In celebration of Heritage Day this month, Greater Tainan is inviting visitors to look into the southern city’s history and culture with a range of free events organized around the theme “Water and Culture.”
In the north, New Taipei City (新北市) has put together a series of walking tours, performances and other activities to explore the diversity of local traditions and culture.
Held annually in September, Heritage Day began in France in 1984 at the initiation of the French ministry of culture.
The cultural event offers free access to monuments, buildings, sites, architectures and other places that are normally closed to the public or charge for admission, with the aim of raising appreciation of cultural diversity, foster care for heritages and bring people together, according to the Council of Europe’s Web site on European Heritage Day.
For the whole month, the Greater Tainan Government has teamed up with Tainan Cultural Property Association and seven community colleges to hold guided tours, exhibitions and lectures designed to reveal and study local communities’ connections with rivers, water wells and the ocean, said Fu Ching-chi (傅清琪), head of the city government’s tangible culture assets department.

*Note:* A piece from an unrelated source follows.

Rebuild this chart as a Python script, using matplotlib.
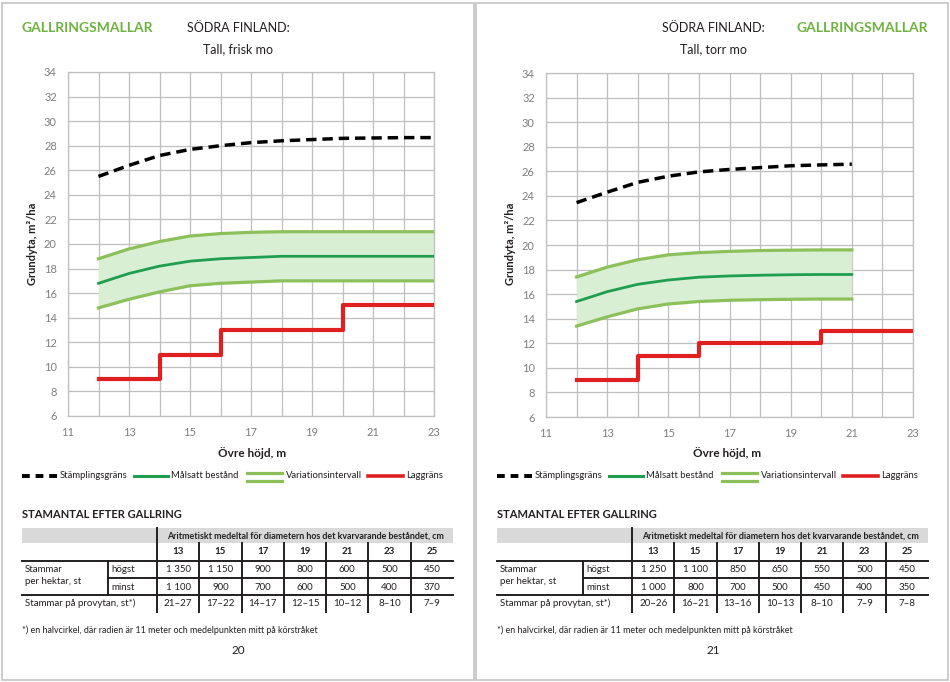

“Early civilizations all began on the banks of rivers. As human activities and settlements centered and expanded along the rivers, a tour to the areas will certainly reveal the texture of life both in the past and of present,” he said.
“In the same way, water wells were the center of life in bygone days. By encouraging people to rediscover them, we hope to raise awareness about the need to protect our heritage,” he said.

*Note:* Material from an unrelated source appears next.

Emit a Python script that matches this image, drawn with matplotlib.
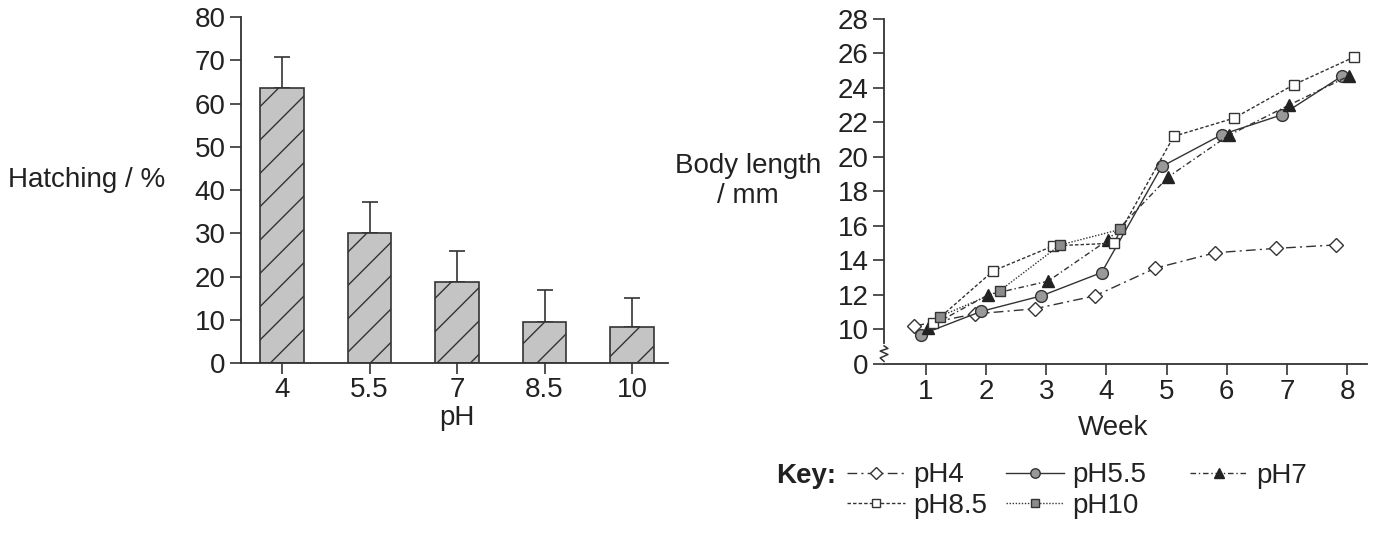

According to Fu, there are more than a dozen ancient wells designated as cultural heritage in Tainan.
Among the plethora of events, a walking tour along the Yanshuei River (鹽水溪) visits several old settlements such as Dawan (大灣) and Anping (安平).
Another trip takes participants to coastal fishing villages in Sishu (喜樹), Wanli (灣裡) and Kunshen (鯤鯓), where historical architectures and houses have survived the passage of time since the Qing Dynasty.
A tour organized by the Peimen Community College brings visitors interested in the relationship between disease and environment to Jingzaijiao (井仔腳), a placed noted for having the country’s oldest surviving salt fields, and revisits the history of blackfoot disease, a water-related disease resulting in progressive gangrene that plagued the coastal areas in Tainan and Chiayi in the late 1950s.
Meanwhile, a trip to an ancient well located in the Cingshuei (清水) community in Sinhua District (新化) reveals a traditional way of life that dates back to nearly 400 years ago. The well is still used by the Hsu (徐) family who moved to Taiwan from China’s Fujian Province during the Qing Dynasty.
In addition to walking tours, a series of lectures is to be held on topics ranging from archeological sites, natural environment and geography, literary and industrial heritages to folk customs, traditional beliefs and religions.
In northern Taiwan, there are no spaces left for the dozens of guided tours that explore local communities and history in areas including Sindian (新店), Sanchong (三重), Yingge (鶯歌), Pingsi (平溪) and Rueifang (瑞芳).
However, a number of museums and cultural institutes such as Shihsanhang Museum of Archeology, Gold Museum and Lin Family Mansion and Garden have organized separate tours and performances on weekends throughout this month.